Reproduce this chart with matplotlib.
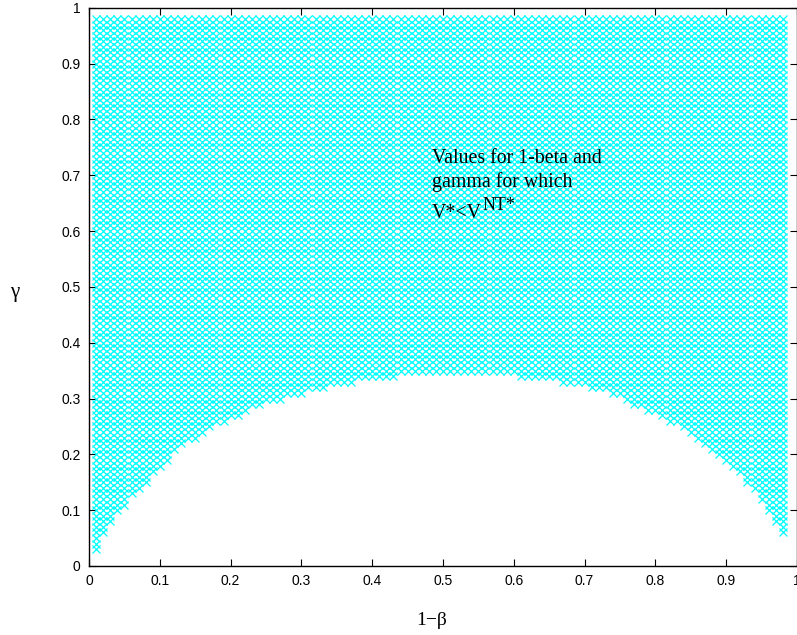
import numpy as np
import matplotlib
matplotlib.use('Agg')
import matplotlib.pyplot as plt

# 1-beta columns of the grid that was tested
one_minus_beta = [round(0.01 * k, 2) for k in range(1, 99)]

# smallest gamma (per column) for which V* < V^NT*
gamma_low = [
    0.03, 0.06, 0.08, 0.10, 0.11, 0.13, 0.14, 0.15, 0.17, 0.18,   # 0.01-0.10
    0.19, 0.21, 0.22, 0.23, 0.23, 0.24, 0.25, 0.26, 0.26, 0.27,   # 0.11-0.20
    0.27, 0.28, 0.29, 0.29, 0.30, 0.30, 0.30, 0.31, 0.31, 0.31,   # 0.21-0.30
    0.32, 0.32, 0.32, 0.33, 0.33, 0.33, 0.33, 0.34, 0.34, 0.34,   # 0.31-0.40
    0.34, 0.34, 0.34, 0.35, 0.35, 0.35, 0.35, 0.35, 0.35, 0.35,   # 0.41-0.50
    0.35, 0.35, 0.35, 0.35, 0.35, 0.35, 0.35, 0.35, 0.35, 0.35,   # 0.51-0.60
    0.34, 0.34, 0.34, 0.34, 0.34, 0.34, 0.33, 0.33, 0.33, 0.33,   # 0.61-0.70
    0.32, 0.32, 0.32, 0.31, 0.31, 0.30, 0.29, 0.29, 0.28, 0.28,   # 0.71-0.80
    0.27, 0.26, 0.26, 0.25, 0.24, 0.23, 0.22, 0.21, 0.20, 0.19,   # 0.81-0.90
    0.18, 0.17, 0.15, 0.14, 0.12, 0.10, 0.08, 0.06]               # 0.91-0.98
gamma_high = 0.98
gamma_step = 0.01

x_ticks = [0, 0.1, 0.2, 0.3, 0.4, 0.5, 0.6, 0.7, 0.8, 0.9, 1]
tick_labels = ['0', '0.1', '0.2', '0.3', '0.4', '0.5', '0.6', '0.7', '0.8', '0.9', '1']

# expand to the grid of points
xs = []
ys = []
for b, lo in zip(one_minus_beta, gamma_low):
    n_lo = int(round(lo / gamma_step))
    n_hi = int(round(gamma_high / gamma_step))
    for k in range(n_lo, n_hi + 1):
        xs.append(b)
        ys.append(k * gamma_step)

plt.rcParams['font.family'] = 'Liberation Sans'

fig = plt.figure(figsize=(7.97, 6.35), dpi=100)
ax = fig.add_axes([0.1117, 0.1087, 0.8883, 0.879])

ax.plot(xs, ys, 'x', color='#00ffff', ms=6, mew=0.9, linestyle='none')

ax.set_xlim(0, 1)
ax.set_ylim(0, 1)
ax.set_xticks(x_ticks)
ax.set_xticklabels(tick_labels)
ax.set_yticks(x_ticks)
ax.set_yticklabels(tick_labels)
ax.tick_params(direction='in', length=5, width=0.8, top=True, right=True,
               labelsize=10, pad=6)
for s in ax.spines.values():
    s.set_linewidth(1.0)

ax.set_xlabel('1\u2212\u03b2', fontfamily='Liberation Serif', fontsize=14,
              va='center')
ax.xaxis.set_label_coords(0.484, -0.097)
ax.set_ylabel('\u03b3', fontfamily='Liberation Serif', fontsize=15,
              rotation=0, va='center', ha='center')
ax.yaxis.set_label_coords(-0.1045, 0.49)

txt_kw = dict(fontfamily='Liberation Serif', fontsize=14.3, va='baseline', ha='left')
ax.text(0.4845, 0.722, 'Values for 1-beta and', **txt_kw)
ax.text(0.4845, 0.679, 'gamma for which', **txt_kw)
t3 = ax.text(0.4845, 0.624, 'V*<V', **txt_kw)
# superscript NT*
ax.annotate('NT*', xy=(1, 0), xycoords=t3, xytext=(0.5, 6),
            textcoords='offset points', fontfamily='Liberation Serif',
            fontsize=13, ha='left', va='bottom')

plt.savefig('out.png', dpi=100)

══════════

> _WHAT THE TASK REQUIRES_
Restate exactly, please, only the lines between the start of the data and the line containing "one_minus_beta = [round(0.01", both ends included, skipping the pictures.

> _ANSWER TO THIS TASK_
Reproduce this chart with matplotlib.
import numpy as np
import matplotlib
matplotlib.use('Agg')
import matplotlib.pyplot as plt

# 1-beta columns of the grid that was tested
one_minus_beta = [round(0.01 * k, 2) for k in range(1, 99)]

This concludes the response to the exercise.